One way to make opera less intimidating is to connect it to things ordinary people know- such as books. So when Kentucky Opera decided to produce Carlisle Floyd’s “Of Mice and Men,” the company chose to precede the actual performances with a series of “Opera Bound” events tying into John Steinbeck’s celebrated 1937 novella.
One way to make opera less intimidating is to connect it to things ordinary people know — such as books. So when Kentucky Opera decided to produce Carlisle Floyd’s “Of Mice and Men,” the company chose to precede the actual performances with a series of “Opera Bound” events tying into John Steinbeck’s celebrated 1937 novella.
Because that book is on the official school reading lists for many high school juniors, students already have a window into the 1930s world of George and Lennie. Those two characters, bound by mutual restlessness on a path toward tragic destruction, provide an optimal launching point into modern opera.
Earlier this month, Walden Theatre staged the often-performed dramatic adaptation of the novella. And reflecting Steinbeck’s fundamental links to the Great Depression era, the University of Louisville’s Ekstrom library is mounting an exhibition of photographs by Dorothea Lange, best known for her iconic image “Migrant Mother.”
Film buffs may want to reserve a spot at 1:30 p.m. Oct. 25, when the Speed Art Museum will screen the 1992 movie version of “Of Mice and Men” starring John Malkovich and Gary Sinise.
And during October, members of the opera cast will visit area schools, singing excerpts from Floyd’s 1969 work and discussing how the opera relates to Steinbeck’s original prose.
Opera Bound culminates with performances of the opera itself at the Brown Theatre at 8 p.m. Oct. 30 and at 2 p.m. Nov. 1.
Considering how the current economic recession is often called the worst since the Depression, “Of Mice and Men” looms with particular resonance and relevance.

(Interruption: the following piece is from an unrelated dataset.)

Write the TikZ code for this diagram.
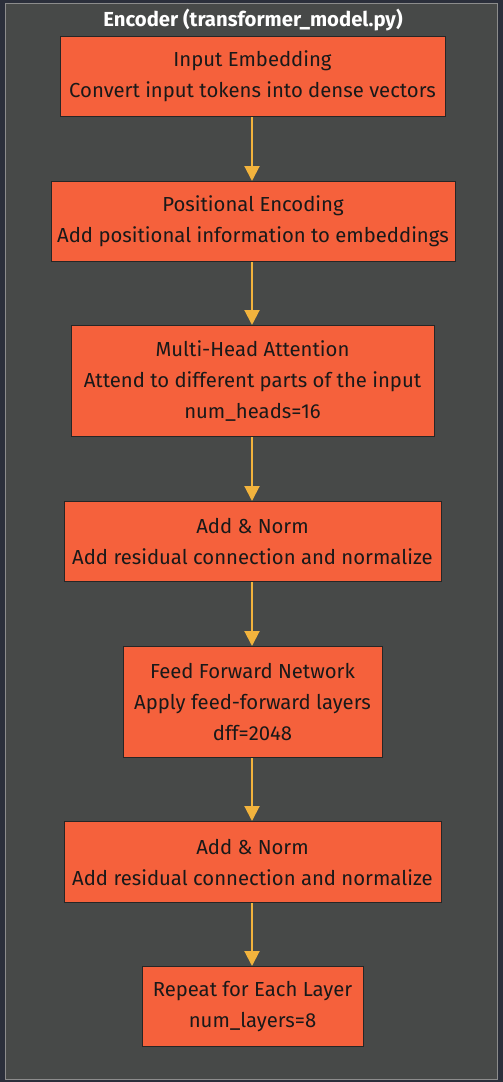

It’s one reason Deanna Hoying, Kentucky Opera’s director of education, wanted to put Opera Boundon its feet.
“I couldn’t have picked a better time in history to see how people react when things fall apart,” Hoying says. Staging “Of Mice and Men” helps “give people a sense of why we are still talking about it.”
Like the subject itself, the “characters are so in-depth,” she emphasizes. “They are not caricatures.”
A longtime admirer of Steinbeck’s fiction, Hoying praises the lyrical beauty of his writing. “Read the opening page of ‘Mice and Men,’ and then play some of the Carlisle Floyd music, especially the interludes and the ‘One Day Soon’ theme,” she urges. “It just describes the Salinas Valley (in California where the story takes place); Floyd really captures that in his musical style.”
At Walden Theatre, education director Dan Welch observes that students have benefited from a double dose of Steinbeck’s vision.
“Not only are they reading it in school,” Welch says of “Of Mice and Men,” but “they are also experiencing it through live theater. Additionally, “as part of this, they’re learning more about the Great Depression and the Works Projects Administration” (the New Deal program that funded a vast number of public initiatives, using unemployed Americans).
Still, Steinbeck remains a potentially thorny author. His syntax, often wrapped in allusion and metaphor, can be a challenge for high school students. And then there is the question of stark, racially charged exchanges that rear up from time to time.
“One thing we had to grapple with is the language — whether to edit it or not,” Welch acknowledges. “The only editing was some of the racial slurs; we made them a little more politically up to date.”
Now that the Walden students have already experienced the prose and dramatic versions of Steinbeck’s “Of Mice and Men,” they’ll be headed to the Brown Theatre in a few weeks to hear and see the opera. Meanwhile Hoying, who has written study guides for the work and who helped produce an earlier production for Arizona Opera, says she is excited about the prospect of it coming to Louisville.
“It is one of my favorite operas ever,” she says, calling the terse saga of George and Lennie “brilliant, heartbreaking. You care so much about these guys by the time the end comes.”